Parents have an obligation to support their children. The amount of child maintenance is based on their annual income and on the amount set out in the Federal Child Support Guidelines.
When a parent’s income changes, the parent has an obligation to advise the other party of the change and to change the amount of child maintenance that they are paying accordingly.
When a parent neglects to disclose a change to their income, the other parent can sue them for retroactive child maintenance.
The leading case is a decision of the Supreme Court of Canada D.B.S. v. SRG (2006) SCC 37. In this case, the court sets out a series of factors which should be considered when determining if a retroactive award is appropriate:
1) whether there was a reasonable excuse for the recipient parent failing to make an earlier request for support or variation;
2) the conduct of the payor parent;
3) the circumstances of the children; and
4) any hardship occasioned by the retroactive award.
Past cases have established that asking the payor to pay three years of retroactive support is usually as far back as a court will go.
Recently in the BC Supreme Court in a case called A.J.D. v.

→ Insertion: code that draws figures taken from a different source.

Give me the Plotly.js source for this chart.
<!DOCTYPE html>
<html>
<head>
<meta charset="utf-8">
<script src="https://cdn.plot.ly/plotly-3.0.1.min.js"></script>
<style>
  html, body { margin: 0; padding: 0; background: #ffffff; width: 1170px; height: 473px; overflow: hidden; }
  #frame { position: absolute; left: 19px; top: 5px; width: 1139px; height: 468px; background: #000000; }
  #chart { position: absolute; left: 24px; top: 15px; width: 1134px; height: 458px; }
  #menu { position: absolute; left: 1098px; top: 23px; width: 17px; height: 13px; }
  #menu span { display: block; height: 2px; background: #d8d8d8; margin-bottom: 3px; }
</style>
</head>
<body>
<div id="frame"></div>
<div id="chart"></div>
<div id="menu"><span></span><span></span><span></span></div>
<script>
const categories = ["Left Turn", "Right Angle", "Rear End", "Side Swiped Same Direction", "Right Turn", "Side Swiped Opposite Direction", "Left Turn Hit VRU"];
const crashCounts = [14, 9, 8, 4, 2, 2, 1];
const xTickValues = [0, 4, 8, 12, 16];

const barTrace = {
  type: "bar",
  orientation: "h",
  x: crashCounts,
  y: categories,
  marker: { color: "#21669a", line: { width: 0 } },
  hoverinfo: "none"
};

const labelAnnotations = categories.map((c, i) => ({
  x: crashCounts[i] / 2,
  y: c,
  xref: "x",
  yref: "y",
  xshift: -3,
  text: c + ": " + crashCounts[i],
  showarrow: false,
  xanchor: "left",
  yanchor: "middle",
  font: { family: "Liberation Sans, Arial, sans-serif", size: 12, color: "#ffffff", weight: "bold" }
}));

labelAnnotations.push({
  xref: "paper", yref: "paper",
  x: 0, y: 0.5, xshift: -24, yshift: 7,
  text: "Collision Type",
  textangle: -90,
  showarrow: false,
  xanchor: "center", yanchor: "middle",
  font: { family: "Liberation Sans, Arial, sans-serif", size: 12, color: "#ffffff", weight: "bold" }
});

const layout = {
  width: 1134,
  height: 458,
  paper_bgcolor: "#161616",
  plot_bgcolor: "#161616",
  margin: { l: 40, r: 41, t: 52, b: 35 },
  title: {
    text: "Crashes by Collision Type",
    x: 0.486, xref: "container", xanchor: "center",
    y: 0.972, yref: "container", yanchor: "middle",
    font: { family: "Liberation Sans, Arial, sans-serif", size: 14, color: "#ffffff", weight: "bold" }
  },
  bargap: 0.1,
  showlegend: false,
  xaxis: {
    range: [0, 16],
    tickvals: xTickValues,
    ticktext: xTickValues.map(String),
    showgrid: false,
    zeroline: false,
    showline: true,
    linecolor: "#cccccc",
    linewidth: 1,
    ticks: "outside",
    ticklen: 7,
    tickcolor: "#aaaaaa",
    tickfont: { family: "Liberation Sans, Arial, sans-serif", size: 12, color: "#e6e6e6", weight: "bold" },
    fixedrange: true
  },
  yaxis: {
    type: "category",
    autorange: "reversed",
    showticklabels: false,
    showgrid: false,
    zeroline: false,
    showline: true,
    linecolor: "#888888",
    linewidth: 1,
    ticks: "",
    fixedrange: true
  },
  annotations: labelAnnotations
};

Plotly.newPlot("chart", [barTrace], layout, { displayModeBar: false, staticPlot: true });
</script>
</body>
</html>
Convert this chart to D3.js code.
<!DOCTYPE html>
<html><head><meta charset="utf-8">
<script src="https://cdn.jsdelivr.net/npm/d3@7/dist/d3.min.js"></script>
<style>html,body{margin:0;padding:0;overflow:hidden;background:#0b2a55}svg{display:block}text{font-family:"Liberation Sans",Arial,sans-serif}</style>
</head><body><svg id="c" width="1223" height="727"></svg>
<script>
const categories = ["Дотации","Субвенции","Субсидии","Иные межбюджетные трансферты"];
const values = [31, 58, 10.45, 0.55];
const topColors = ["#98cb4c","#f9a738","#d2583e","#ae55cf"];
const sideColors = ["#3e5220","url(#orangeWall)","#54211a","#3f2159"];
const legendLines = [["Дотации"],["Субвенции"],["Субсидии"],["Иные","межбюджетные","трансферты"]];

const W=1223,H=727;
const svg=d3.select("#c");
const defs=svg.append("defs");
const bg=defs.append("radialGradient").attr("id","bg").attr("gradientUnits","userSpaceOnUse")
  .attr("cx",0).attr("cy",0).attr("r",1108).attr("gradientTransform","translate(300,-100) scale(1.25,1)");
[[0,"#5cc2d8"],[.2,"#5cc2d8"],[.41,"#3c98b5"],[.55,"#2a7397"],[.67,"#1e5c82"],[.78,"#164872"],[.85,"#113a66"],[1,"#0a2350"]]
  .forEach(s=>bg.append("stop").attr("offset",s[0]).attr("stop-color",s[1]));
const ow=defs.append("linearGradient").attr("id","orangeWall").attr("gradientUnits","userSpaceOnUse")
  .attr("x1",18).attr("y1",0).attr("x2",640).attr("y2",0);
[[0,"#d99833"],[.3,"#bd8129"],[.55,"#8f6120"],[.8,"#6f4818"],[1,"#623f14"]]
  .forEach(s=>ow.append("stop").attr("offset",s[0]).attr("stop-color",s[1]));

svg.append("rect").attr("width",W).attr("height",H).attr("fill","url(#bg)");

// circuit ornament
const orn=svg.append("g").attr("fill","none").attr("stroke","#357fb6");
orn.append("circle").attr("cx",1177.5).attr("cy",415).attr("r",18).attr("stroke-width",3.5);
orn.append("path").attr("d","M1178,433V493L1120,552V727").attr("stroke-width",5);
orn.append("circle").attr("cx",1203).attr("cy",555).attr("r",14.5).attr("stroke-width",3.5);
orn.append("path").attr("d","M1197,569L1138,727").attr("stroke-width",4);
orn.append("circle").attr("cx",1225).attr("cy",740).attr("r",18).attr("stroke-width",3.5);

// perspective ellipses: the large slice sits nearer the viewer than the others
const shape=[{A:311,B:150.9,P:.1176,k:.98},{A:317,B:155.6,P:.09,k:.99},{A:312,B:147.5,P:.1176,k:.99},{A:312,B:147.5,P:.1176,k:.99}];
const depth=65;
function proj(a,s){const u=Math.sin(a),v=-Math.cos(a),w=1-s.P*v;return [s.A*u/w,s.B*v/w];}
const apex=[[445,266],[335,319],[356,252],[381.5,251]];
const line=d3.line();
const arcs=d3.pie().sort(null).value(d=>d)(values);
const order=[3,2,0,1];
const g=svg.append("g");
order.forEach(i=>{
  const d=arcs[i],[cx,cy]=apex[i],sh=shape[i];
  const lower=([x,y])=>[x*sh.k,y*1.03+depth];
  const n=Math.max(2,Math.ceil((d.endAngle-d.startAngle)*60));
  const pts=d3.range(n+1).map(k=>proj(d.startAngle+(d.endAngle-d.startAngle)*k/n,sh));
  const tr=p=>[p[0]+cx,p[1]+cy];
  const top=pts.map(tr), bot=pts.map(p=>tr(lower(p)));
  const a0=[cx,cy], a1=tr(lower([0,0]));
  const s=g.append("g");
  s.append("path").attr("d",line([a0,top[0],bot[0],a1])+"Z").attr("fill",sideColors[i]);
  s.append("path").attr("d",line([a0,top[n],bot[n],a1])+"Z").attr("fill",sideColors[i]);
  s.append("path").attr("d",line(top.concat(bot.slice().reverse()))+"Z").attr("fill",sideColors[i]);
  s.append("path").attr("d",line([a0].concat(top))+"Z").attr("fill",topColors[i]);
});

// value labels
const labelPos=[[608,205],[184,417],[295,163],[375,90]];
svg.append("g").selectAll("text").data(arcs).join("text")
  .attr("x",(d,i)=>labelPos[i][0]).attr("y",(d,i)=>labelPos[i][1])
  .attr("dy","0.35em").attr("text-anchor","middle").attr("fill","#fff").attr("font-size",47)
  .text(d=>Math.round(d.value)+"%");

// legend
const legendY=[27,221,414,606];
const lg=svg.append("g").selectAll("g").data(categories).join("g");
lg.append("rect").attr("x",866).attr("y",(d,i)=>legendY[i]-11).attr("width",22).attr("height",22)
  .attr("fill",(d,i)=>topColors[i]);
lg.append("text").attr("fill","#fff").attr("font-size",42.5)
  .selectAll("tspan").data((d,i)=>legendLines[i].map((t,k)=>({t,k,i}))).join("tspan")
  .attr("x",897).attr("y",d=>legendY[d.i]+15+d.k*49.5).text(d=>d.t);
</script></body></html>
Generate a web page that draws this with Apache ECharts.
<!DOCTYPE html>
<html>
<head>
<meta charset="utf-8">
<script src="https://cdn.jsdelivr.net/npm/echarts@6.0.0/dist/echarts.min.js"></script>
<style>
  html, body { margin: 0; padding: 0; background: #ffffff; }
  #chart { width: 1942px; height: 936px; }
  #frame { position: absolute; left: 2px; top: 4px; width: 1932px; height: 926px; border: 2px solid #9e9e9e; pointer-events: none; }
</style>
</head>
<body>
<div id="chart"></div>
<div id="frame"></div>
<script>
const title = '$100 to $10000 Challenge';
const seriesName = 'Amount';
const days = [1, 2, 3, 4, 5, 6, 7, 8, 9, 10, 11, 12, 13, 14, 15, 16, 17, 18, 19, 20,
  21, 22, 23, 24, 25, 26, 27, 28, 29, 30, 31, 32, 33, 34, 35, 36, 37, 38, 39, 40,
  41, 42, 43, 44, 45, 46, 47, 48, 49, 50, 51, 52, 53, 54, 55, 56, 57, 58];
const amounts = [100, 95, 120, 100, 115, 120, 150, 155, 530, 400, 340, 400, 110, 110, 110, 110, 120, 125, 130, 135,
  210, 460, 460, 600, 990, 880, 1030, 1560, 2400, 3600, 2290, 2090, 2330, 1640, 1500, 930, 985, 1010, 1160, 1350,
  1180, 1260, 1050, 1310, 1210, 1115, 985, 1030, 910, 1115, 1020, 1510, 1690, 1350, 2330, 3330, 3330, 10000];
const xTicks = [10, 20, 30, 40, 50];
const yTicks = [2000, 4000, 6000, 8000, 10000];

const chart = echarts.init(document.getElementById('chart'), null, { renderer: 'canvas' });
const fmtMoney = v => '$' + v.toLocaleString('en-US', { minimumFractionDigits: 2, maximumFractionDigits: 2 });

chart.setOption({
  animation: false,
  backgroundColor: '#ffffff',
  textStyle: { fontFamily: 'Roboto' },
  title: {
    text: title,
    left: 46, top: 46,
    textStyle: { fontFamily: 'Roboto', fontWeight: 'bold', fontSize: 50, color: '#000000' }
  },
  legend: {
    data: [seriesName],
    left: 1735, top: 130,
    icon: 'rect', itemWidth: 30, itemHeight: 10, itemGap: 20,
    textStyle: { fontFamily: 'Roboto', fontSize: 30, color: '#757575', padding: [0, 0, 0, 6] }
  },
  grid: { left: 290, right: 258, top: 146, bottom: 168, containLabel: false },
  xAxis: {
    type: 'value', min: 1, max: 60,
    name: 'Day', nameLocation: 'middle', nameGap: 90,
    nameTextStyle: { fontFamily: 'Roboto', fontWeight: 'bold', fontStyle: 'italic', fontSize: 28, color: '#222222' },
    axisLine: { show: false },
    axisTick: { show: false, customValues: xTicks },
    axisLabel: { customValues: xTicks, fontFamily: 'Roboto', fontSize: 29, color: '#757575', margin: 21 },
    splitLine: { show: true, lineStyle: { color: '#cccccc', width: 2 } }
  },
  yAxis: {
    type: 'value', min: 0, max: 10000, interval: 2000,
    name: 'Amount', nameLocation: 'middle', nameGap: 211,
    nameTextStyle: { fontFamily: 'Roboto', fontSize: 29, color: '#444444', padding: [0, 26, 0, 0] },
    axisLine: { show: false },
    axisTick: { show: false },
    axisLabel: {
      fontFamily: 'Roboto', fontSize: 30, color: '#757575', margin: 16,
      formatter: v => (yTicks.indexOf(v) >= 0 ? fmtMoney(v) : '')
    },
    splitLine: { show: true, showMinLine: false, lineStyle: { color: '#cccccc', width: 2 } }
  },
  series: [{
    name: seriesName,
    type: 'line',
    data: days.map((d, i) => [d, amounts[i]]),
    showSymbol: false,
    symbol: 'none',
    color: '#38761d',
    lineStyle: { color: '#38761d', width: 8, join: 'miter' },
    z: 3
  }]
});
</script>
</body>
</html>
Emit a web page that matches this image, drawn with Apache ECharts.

C.D. Mr. Justice Young held that the circumstances warranted an award in the amount of $522,408.24 for fifteen years of retroactive child maintenance. This is a landmark case and indicates that the courts are now prepared to go back much more than three years when considering retroactive child maintenance.
Many parents exchange their tax returns in May of each year and adjust the amount of child maintenance accordingly. Given the A.I.D. v. C.D. decision, this is a practice which should be followed.